A recent news report highlighted trouble in Hot Springs County, Wyoming.  The Hot Springs County Commission was forced to make spending cuts, including withdrawing funds from the county 4-H program and laying off an employee of the county extension office, due to a lack of revenue for the upcoming year.  Hot Springs County residents were surprised by these cuts, correctly pointing to the great things these programs and personnel do.  They shouldn’t have been, however.  This is precisely what was to be expected following the legislature’s actions this past legislative session, as they cut one of local governments few sources of funding by implementing across the board residential property tax cuts.  This is only the first small drop in the bucket of what is to come.  We should all expect many more stories just like this in the coming years.

Hot Springs County is a fitting first place to see these impacts, as it illustrates an important coming trend.  The places that are likely to see the most drastic impacts of the legislature’s undercutting of state and local government funding are out small counties and communities.  Places like Cheyenne, Casper, and their counties have a broader tax base and more maneuverability in their budgets.  Small communities don’t.  Small communities are also less likely to have the reserves to allow them to smooth out the bumps that come with sudden revenue losses.

That is not to say that large communities will not be impacted too.  Cuts will hit them just as hard; they just may have a little more runway until the full impacts are felt.  Cheyenne and Casper should also expect to see government services decline and personnel go away.  And while the idea of “cutting government” sounds good, when we think about exactly what is being cut, the appeal often quickly fades.  Local government in Wyoming does a lot of things that we often do not even think about but may soon very acutely notice as they go away.  When there is no longer plowing of city streets after a snowstorm, ambulances or other first responders are cut and response times increase – or do not provide rural services at all, or potholes go unfixed, we must all remember that this is what you get for that reduction in property taxes.  We must also remember who the people championing these reductions in government service are.

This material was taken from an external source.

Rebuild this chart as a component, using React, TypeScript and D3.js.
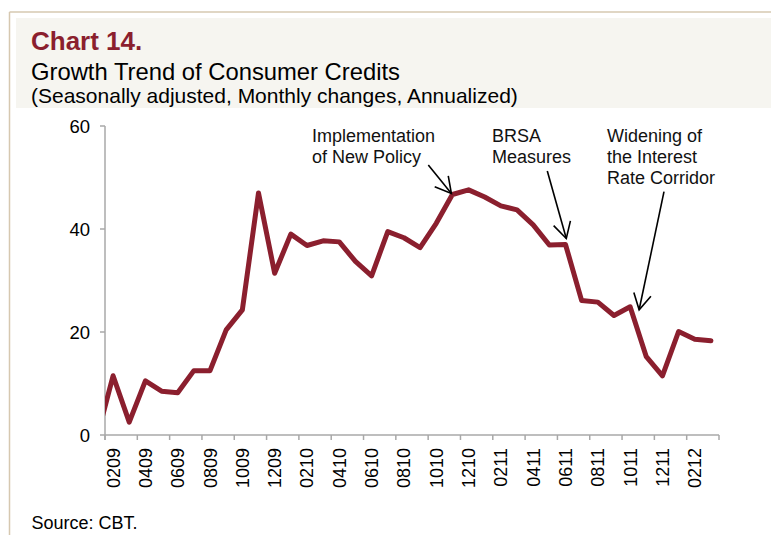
import React from "react";
import * as d3 from "d3";

// Monthly categories, 02-2009 .. 03-2012 (MMYY)
const months: string[] = [
  "0209","0309","0409","0509","0609","0709","0809","0909","1009","1109","1209",
  "0110","0210","0310","0410","0510","0610","0710","0810","0910","1010","1110","1210",
  "0111","0211","0311","0411","0511","0611","0711","0811","0911","1011","1111","1211",
  "0112","0212","0312",
];
// Consumer credit growth (%, annualized monthly change, s.a.)
const growth: number[] = [
  11.5, 2.5, 10.5, 8.5, 8.2, 12.5, 12.5, 20.4, 24.3, 47.0, 31.4,
  39.0, 36.8, 37.7, 37.5, 33.7, 30.9, 39.5, 38.3, 36.4, 41.1, 46.7, 47.6,
  46.2, 44.5, 43.7, 40.8, 36.9, 37.0, 26.1, 25.8, 23.2, 24.9, 15.2, 11.5,
  20.1, 18.6, 18.3,
];
// value for 01-2009, outside the visible axis (line enters from the left edge)
const priorMonthValue = -0.5;

const yTicks: number[] = [0, 20, 40, 60];
const labelEvery = 2;

const annotationLabels: string[][] = [
  ["Implementation", "of New Policy"],
  ["BRSA", "Measures"],
  ["Widening of", "the Interest", "Rate Corridor"],
];
const annotationMonths: string[] = ["1110", "0611", "1011"];

const FONT = "'Liberation Sans', Arial, Helvetica, sans-serif";
const RED = "#8b1f2e";

export default function App() {
  const W = 771, H = 535;
  const left = 105, right = 719, top = 126, bottom = 435;
  const n = months.length;
  const xi = d3.scaleLinear().domain([0, n]).range([left, right]);
  const cx = (i: number) => xi(i + 0.5);
  const y = d3.scaleLinear().domain([0, 60]).range([bottom, top]);

  const pts: [number, number][] = [[cx(-1), y(priorMonthValue)]].concat(
    growth.map((v, i) => [cx(i), y(v)] as [number, number])
  );
  const line = d3.line<[number, number]>().x((d) => d[0]).y((d) => d[1]);

  // annotation layout
  const annLayout = [
    { tx: 312, ty: 142.3, tail: [428.3, 165], dx: -1, dy: -1 },
    { tx: 492, ty: 142.3, tail: [547.3, 171], dx: 0.8, dy: -6 },
    { tx: 607, ty: 141.7, tail: [664, 191.7], dx: 9, dy: 3 },
  ];
  const lineH = 21;

  const xTickIdx = d3.range(0, n + 1, 2);
  const axisColor = "#a8a8a8";

  return (
    <svg
      width={W}
      height={H}
      style={{ position: "absolute", left: 0, top: 0, background: "#fff" }}
      fontFamily={FONT}
    >
      <defs>
        <clipPath id="plotClip">
          <rect x={left} y={0} width={right - left + 10} height={H} />
        </clipPath>
      </defs>
      {/* frame */}
      <line x1={9.5} y1={12} x2={W} y2={12} stroke="#d6c8b0" strokeWidth={1.5} />
      <line x1={9.5} y1={12} x2={9.5} y2={H} stroke="#d6c8b0" strokeWidth={1.5} />
      <rect x={16} y={18} width={W - 16} height={90} fill="#f6f5f0" />

      {/* titles */}
      <text x={31} y={50} fontSize={26} fontWeight="bold" fill={RED}>Chart 14.</text>
      <text x={31} y={80} fontSize={23.8} fill="#000">Growth Trend of Consumer Credits</text>
      <text x={31} y={102.5} fontSize={21} fill="#000">(Seasonally adjusted, Monthly changes, Annualized)</text>

      {/* y axis */}
      <line x1={left} y1={top} x2={left} y2={bottom + 5} stroke={axisColor} strokeWidth={1.5} />
      {yTicks.map((t) => (
        <g key={t}>
          <line x1={left - 5} x2={left} y1={y(t)} y2={y(t)} stroke={axisColor} strokeWidth={1.5} />
          <text x={90} y={y(t)} dy="0.36em" textAnchor="end" fontSize={18.5} fill="#000">
            {t}
          </text>
        </g>
      ))}

      {/* x axis */}
      <line x1={left} y1={bottom} x2={right} y2={bottom} stroke={axisColor} strokeWidth={1.5} />
      {xTickIdx.map((k) => (
        <line key={k} x1={xi(k)} x2={xi(k)} y1={bottom} y2={bottom + 5} stroke={axisColor} strokeWidth={1.5} />
      ))}
      {months.map((m, i) =>
        i % labelEvery === 0 ? (
          <text
            key={m}
            transform={`translate(${cx(i)},448) rotate(-90)`}
            textAnchor="end"
            dy="0.36em"
            fontSize={18}
            fill="#000"
          >
            {m}
          </text>
        ) : null
      )}

      {/* series */}
      <g clipPath="url(#plotClip)">
        <path
          d={line(pts) || ""}
          fill="none"
          stroke={RED}
          strokeWidth={5}
          strokeLinejoin="round"
          strokeLinecap="round"
        />
      </g>

      {/* annotations */}
      {annotationLabels.map((lines, a) => {
        const L = annLayout[a];
        const idx = months.indexOf(annotationMonths[a]);
        const tip: [number, number] = [cx(idx) + L.dx, y(growth[idx]) + L.dy];
        const ang = Math.atan2(L.tail[1] - tip[1], L.tail[0] - tip[0]);
        const len = 18;
        const spread = (29 * Math.PI) / 180;
        const a1: [number, number] = [tip[0] + len * Math.cos(ang - spread), tip[1] + len * Math.sin(ang - spread)];
        const a2: [number, number] = [tip[0] + len * Math.cos(ang + spread), tip[1] + len * Math.sin(ang + spread)];
        return (
          <g key={a}>
            {lines.map((s, j) => (
              <text key={j} x={L.tx} y={L.ty + j * lineH} fontSize={18} fill="#111">
                {s}
              </text>
            ))}
            <line x1={L.tail[0]} y1={L.tail[1]} x2={tip[0]} y2={tip[1]} stroke="#000" strokeWidth={1.6} />
            <polyline
              points={`${a1[0]},${a1[1]} ${tip[0]},${tip[1]} ${a2[0]},${a2[1]}`}
              fill="none"
              stroke="#000"
              strokeWidth={1.6}
            />
          </g>
        );
      })}

      {/* source */}
      <text x={31.5} y={529} fontSize={18} fill="#000">Source: CBT.</text>
    </svg>
  );
}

The irony in this situation is that those directly responsible for making this situation worse are acting like they are here to save us from their own bad decisions.  Several Freedom Caucus members recently arrived to an Appropriations Committee meeting wearing bright red jackets to highlight the projected $700 million shortfall in education funding by 2029-2030 biennium.  The implication here was not that we need to find increased funding for education.  Rather, this was a salvo in what is likely to be a direct assault on Wyoming’s public education system.  The irony arises because part of the reason that the projected shortfall is so high is because of the very cuts imposed by this group of legislators.  The impending education budget shortfall is a major concern, but these legislators cannot in good faith say that it was caused by someone else.  This is a problem born out of our state’s Constitutional requirement to provide a free, equal, and high-quality education to our students, the cost of providing that education, and the most recent legislature’s decision to specifically undercut its ability to do so.  

The truly scary thing is that the recent property tax cuts may only be the first step.  One recent proposal would have the state do away with all property taxes.  A report by Wyoming AARP on the potential impacts of such a proposal pointed to a similar idea in Nebraska.  The analysis in Nebraska showed that, to replace the revenue from doing away with property taxes there, sales taxes would have to be increased to a whopping 21%!  That is not a tax cut, it just changes who is paying it, and it places more, not less, of the burden on those who are least equipped to handle it.

It is fair for all of us to think about how our state should be organized and funded.  Those are legitimate questions, but that is not what has been happening over the past several years.  Instead, we have fallen prey to talking points lifted from national debates where spending is a legitimate issue and the scope of government has far exceeded what most of us would prefer.  Not so in Wyoming.  Our local governments are already hard-pressed to be able to perform their necessary functions.  Our legislature has made it even more difficult.  Let’s hope the damage is not too great.